Olga Andreyeva was the wife of a successful peasant and the mother of five children, living somewhere near Kiev, Ukraine. Her family was able to farm large portions of land (e.g. 100 acres) and sell the surplus for profit. Once the state forced Olga and her family into a collective farm in 1930, her husband was accused of “anti-Soviet activities” and thrown in the gulag for ten years. His real “crime” was hoarding grain which became more apparent as famine and pestilence started to make their deadly march through the Soviet Union. Doing as much as she could to keep herself and her family alive, Olga was sentenced to ten years in the gulag at the age of 40 in 1932; her “crime” was the same as her husband’s. In fact, she was only arrested because most of the people and two of her children in the collective had starved to death, leaving a surplus of food and unharvested grain in the fields.

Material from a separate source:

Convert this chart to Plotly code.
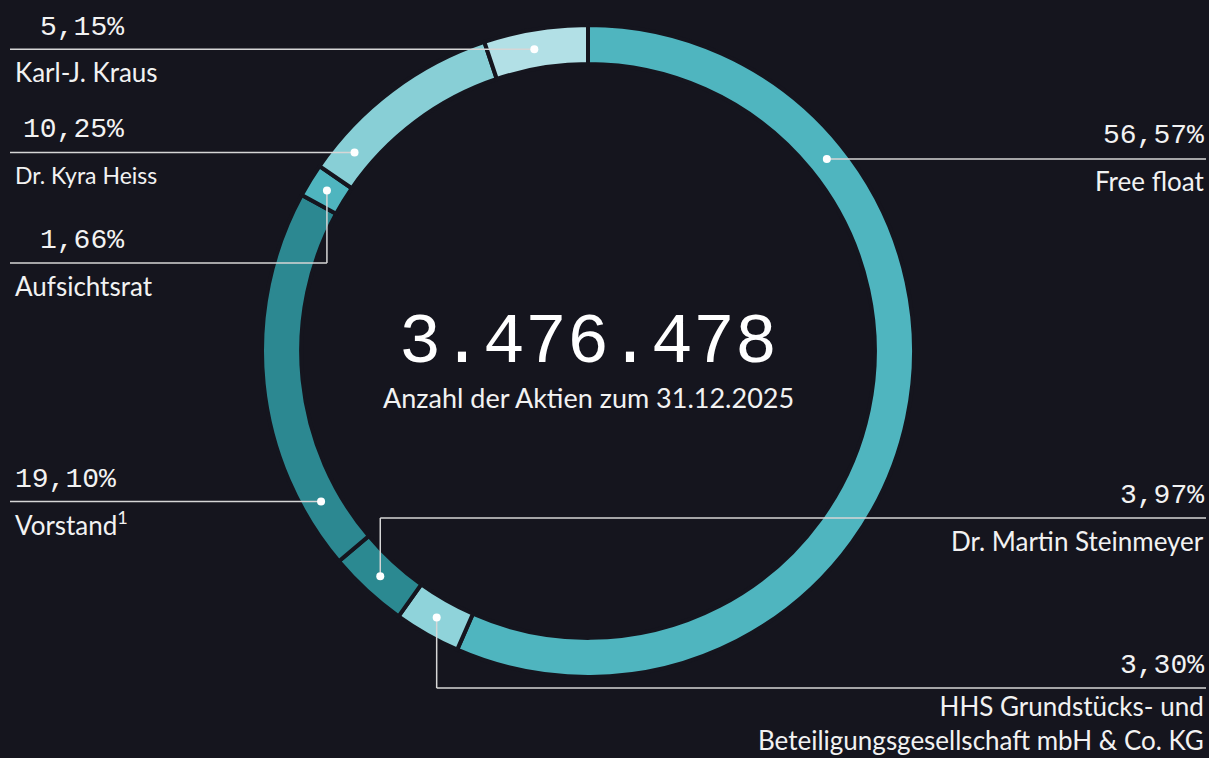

Unlike many other prisoners, Olga was never interrogated by the NKVD, an ominous sign even in a state run with an iron fist and show trials. Standing before a panel of judges, Olga was labeled a “counter-revolutionary terrorist” and put on a transportation barge. With no food and proper sanitation, many people on the barge died of starvation and were thrown overboard to make more space. Once the barge reached a small village, Olga and the survivors were forced to walk to their new gulag, which was two days away. Threatened and abused by guards if they slowed down, the prisoners eventually reached the camp, but not without losses. Placed in a women’s barrack with shockingly warm temperatures and little space, Olga was lucky in the sense that she had her own bed.
Given the job of chopping timber (presumably due to her being labeled as a “terrorist”), Olga had to cut astronomically large amounts of lumber to meet her daily quota. Used to hard labor but never having had to cut down a tree before, Olga quickly tired herself out and was put on starvation rations. Barely able to replace the calories she lost with the horrid and low amount of food, Olga turned to sewing to help get herself more food, usually from the privileged prisoners. Where the rations failed her was where her “business partner” Nadya came into play. Nadya was a convicted felon who murdered a collective worker, and therefore had an easier sentence than political prisoners. Given the job of “unit commander”, Nadya’s job was to control Olga and other prisoners with any means necessary. Although she said crude things and harassed Olga on a daily basis, Nadya protected her from other violent criminals in the gulag.
Olga never found a different job other than timber cutting and remained on starvation rations for the rest of her time in the gulag, not able to devise a plan that would save her life. Losing weight, energy, and her sight, Olga finally fell asleep in the barracks one day and never woke up. She didn’t get to learn that her three surviving children were put in an orphanage and one of them eventually died of hunger.
Her total time in the gulag was three months.